Note that Alma’s love for his son was not expressed as acceptance of bad behavior. It led to a firm call to repentance and teaching truth. But it was an expression of his imaginative ability to look past superficial stereotypes and see Corianton as a complex person with genuine intellectual needs that needed attention.

I think that healthy imagination is tied to charity. The greatest challenge for our imagination, though, is contemplating and grasping the love of Christ. This is transformative imagination, imagination that opens us to a reality that changes everything, most especially us.

Can you imagine that Christ actually knows and loves you, and suffered for you? Can you imagine that He wants to bring you joy and peace? Can you imagine returning to His presence and being swallowed up in the joy of God?

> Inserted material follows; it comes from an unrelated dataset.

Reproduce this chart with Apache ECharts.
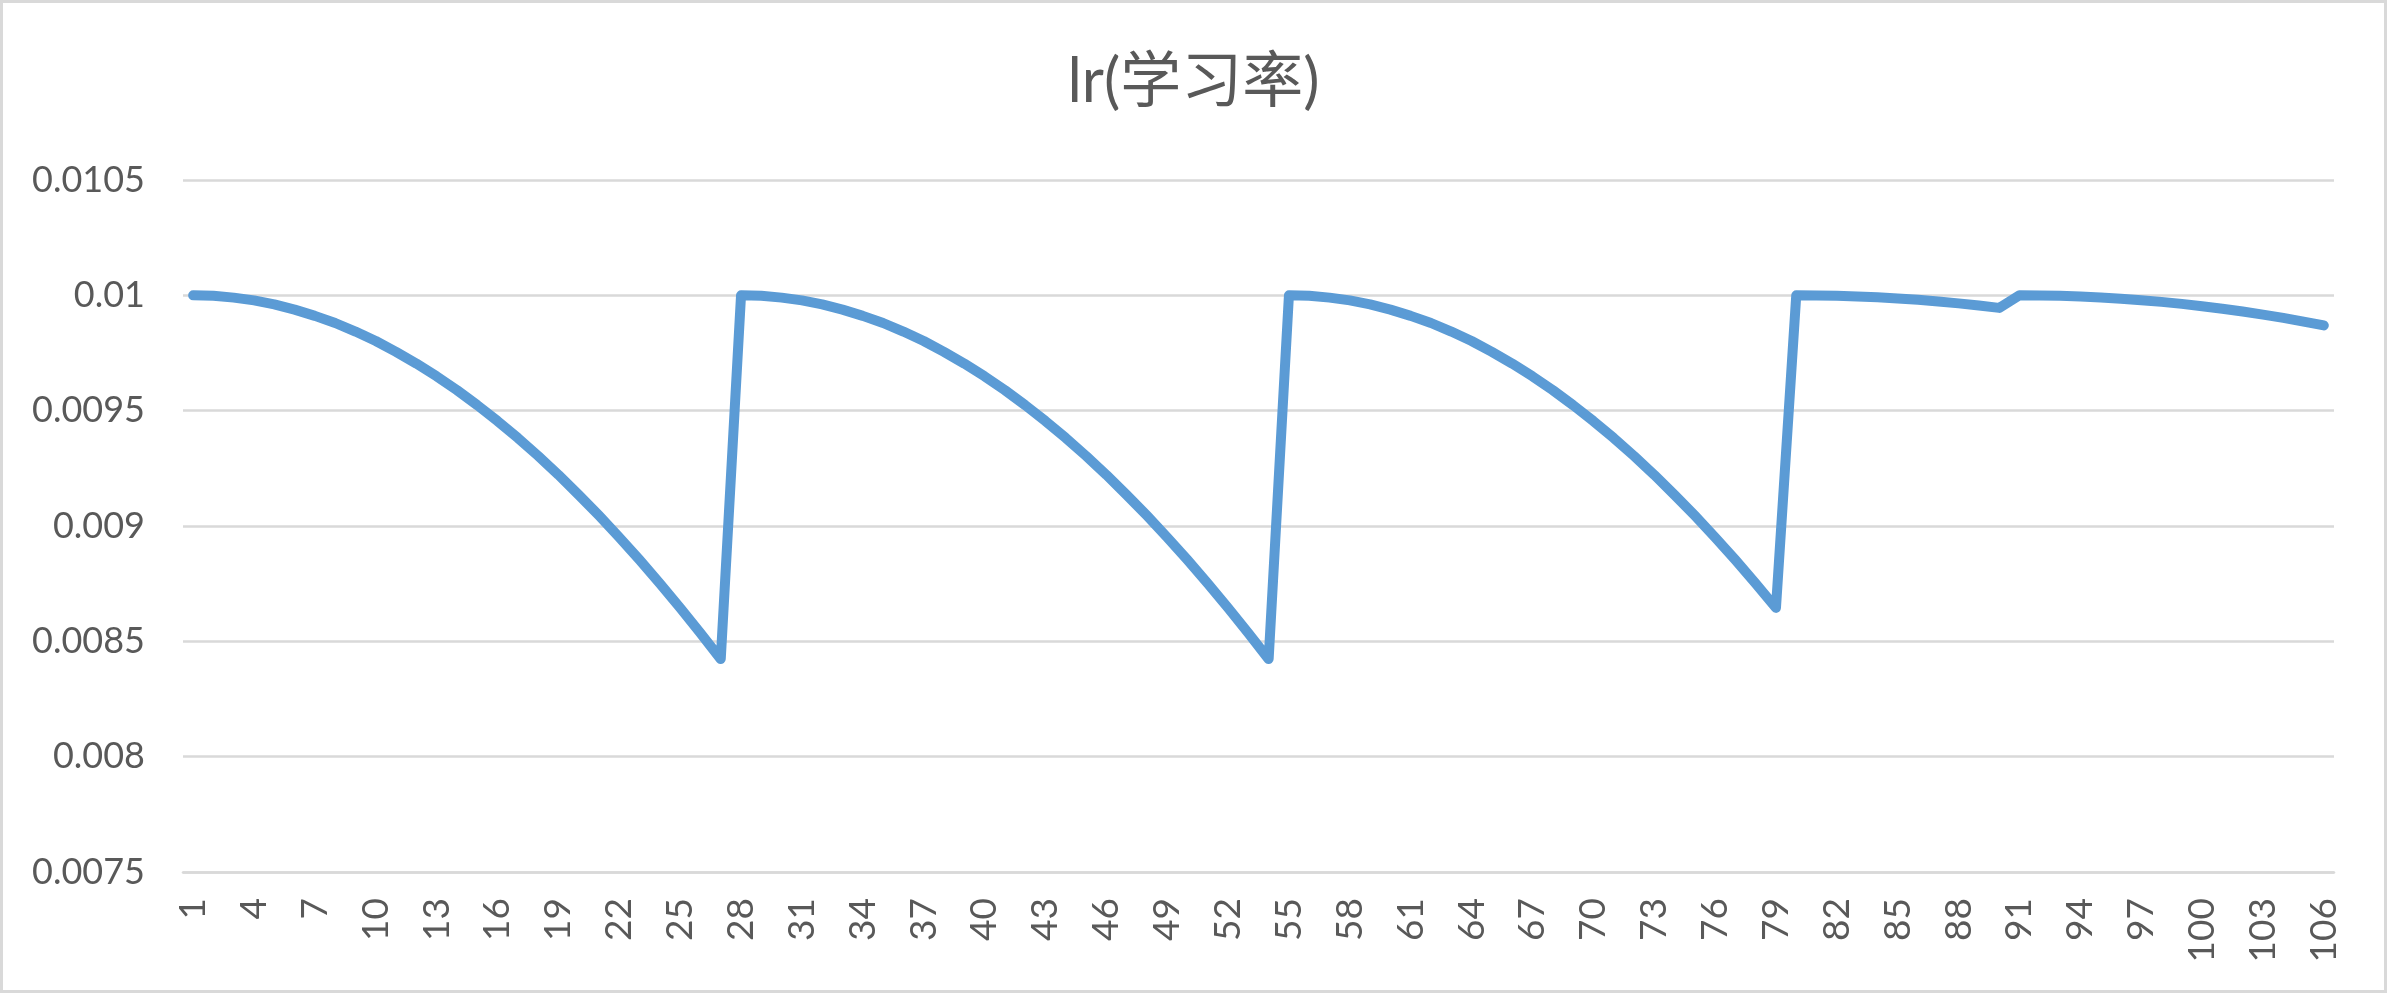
<!DOCTYPE html>
<html>
<head>
<meta charset="utf-8">
<script src="https://cdn.jsdelivr.net/npm/echarts@6/dist/echarts.min.js"></script>
<style>
  html, body { margin: 0; padding: 0; background: #ffffff; }
  #chart { width: 2387px; height: 993px; }
</style>
</head>
<body>
<div id="chart"></div>
<script>
// Category labels (x axis)
const categories = [
  1,2,3,4,5,6,7,8,9,10,11,12,13,14,15,16,17,18,19,20,
  21,22,23,24,25,26,27,28,29,30,31,32,33,34,35,36,37,38,39,40,
  41,42,43,44,45,46,47,48,49,50,51,52,53,54,55,56,57,58,59,60,
  61,62,63,64,65,66,67,68,69,70,71,72,73,74,75,76,77,78,79,80,
  81,82,83,84,85,86,87,88,89,90,91,92,93,94,95,96,97,98,99,100,
  101,102,103,104,105,106
];

// Learning-rate values, one array per restart cycle
const cycle1 = [0.01, 0.009998, 0.00999, 0.009978, 0.009961, 0.009938, 0.009911, 0.00988, 0.009843, 0.009802,
  0.009755, 0.009704, 0.009649, 0.009589, 0.009524, 0.009455, 0.009382, 0.009304, 0.009222, 0.009135,
  0.009045, 0.008951, 0.008853, 0.008751, 0.008645, 0.008536, 0.008423];
const cycle2 = [0.01, 0.009998, 0.00999, 0.009978, 0.009961, 0.009938, 0.009911, 0.00988, 0.009843, 0.009802,
  0.009755, 0.009704, 0.009649, 0.009589, 0.009524, 0.009455, 0.009382, 0.009304, 0.009222, 0.009135,
  0.009045, 0.008951, 0.008853, 0.008751, 0.008645, 0.008536, 0.008423];
const cycle3 = [0.01, 0.009998, 0.00999, 0.009978, 0.009961, 0.009938, 0.009911, 0.00988, 0.009843, 0.009802,
  0.009755, 0.009704, 0.009649, 0.009589, 0.009524, 0.009455, 0.009382, 0.009304, 0.009222, 0.009135,
  0.009045, 0.008951, 0.008853, 0.008751, 0.008645];
const cycle4 = [0.01, 0.0099995, 0.0099978, 0.0099951, 0.0099913, 0.0099864, 0.0099804, 0.0099733, 0.0099651,
  0.0099559, 0.0099455];
const cycle5 = [0.01, 0.0099994, 0.0099977, 0.0099948, 0.0099907, 0.0099855, 0.0099791, 0.0099716, 0.0099629,
  0.009953, 0.009942, 0.0099298, 0.0099165, 0.009902, 0.0098863, 0.0098695];

const lrValues = [].concat(cycle1, cycle2, cycle3, cycle4, cycle5);

// Y axis ticks
const yMin = 0.0075;
const yMax = 0.0105;
const yStep = 0.0005;

const titleText = 'lr(学习率)';

const textColor = '#595959';
const gridColor = '#D9D9D9';
const fontFam = "Lato, 'Noto Sans CJK SC', sans-serif";

const chart = echarts.init(document.getElementById('chart'), null, { renderer: 'canvas' });
chart.setOption({
  animation: false,
  backgroundColor: '#ffffff',
  title: {
    text: titleText,
    left: 'center',
    top: 47,
    textStyle: { color: textColor, fontSize: 61, fontWeight: 'normal', fontFamily: fontFam }
  },
  grid: { left: 183, right: 53, top: 180, bottom: 121, containLabel: false },
  xAxis: {
    type: 'category',
    data: categories,
    boundaryGap: true,
    axisLine: { show: true, lineStyle: { color: gridColor, width: 2.6 } },
    axisTick: { show: false },
    axisLabel: {
      interval: 2,
      rotate: 90,
      margin: 26,
      color: textColor,
      fontSize: 37,
      fontFamily: fontFam
    },
    splitLine: { show: false }
  },
  yAxis: {
    type: 'value',
    min: yMin,
    max: yMax,
    interval: yStep,
    axisLine: { show: false },
    axisTick: { show: false },
    axisLabel: {
      margin: 38,
      color: textColor,
      fontSize: 36,
      fontFamily: fontFam,
      formatter: function (v) { return String(parseFloat(v.toFixed(5))); }
    },
    splitLine: { show: true, lineStyle: { color: gridColor, width: 2.6 } }
  },
  series: [{
    type: 'line',
    data: lrValues,
    showSymbol: false,
    smooth: false,
    lineStyle: { color: '#5B9BD5', width: 10, cap: 'round', join: 'round' },
    itemStyle: { color: '#5B9BD5' }
  }],
  graphic: [{
    type: 'rect',
    silent: true,
    shape: { x: 1.5, y: 1.5, width: 2384, height: 990 },
    style: { fill: 'none', stroke: gridColor, lineWidth: 3 }
  }]
});
</script>
</body>
</html>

Alma’s sermon in Alma 5 is an appeal to imagination, looking to the future and imagining our readiness to stand before God, with outcomes dependent on our relationship with Christ. It is interesting that at the end of Moroni 7, when Moroni completes his discussion of charity, that he also calls us to imagine that time when Christ returns, and to consider that if we receive God’s miraculous gift of charity, then “when he shall appear, we shall be like him….that we may have this hope; that we may be purified even as he is pure.”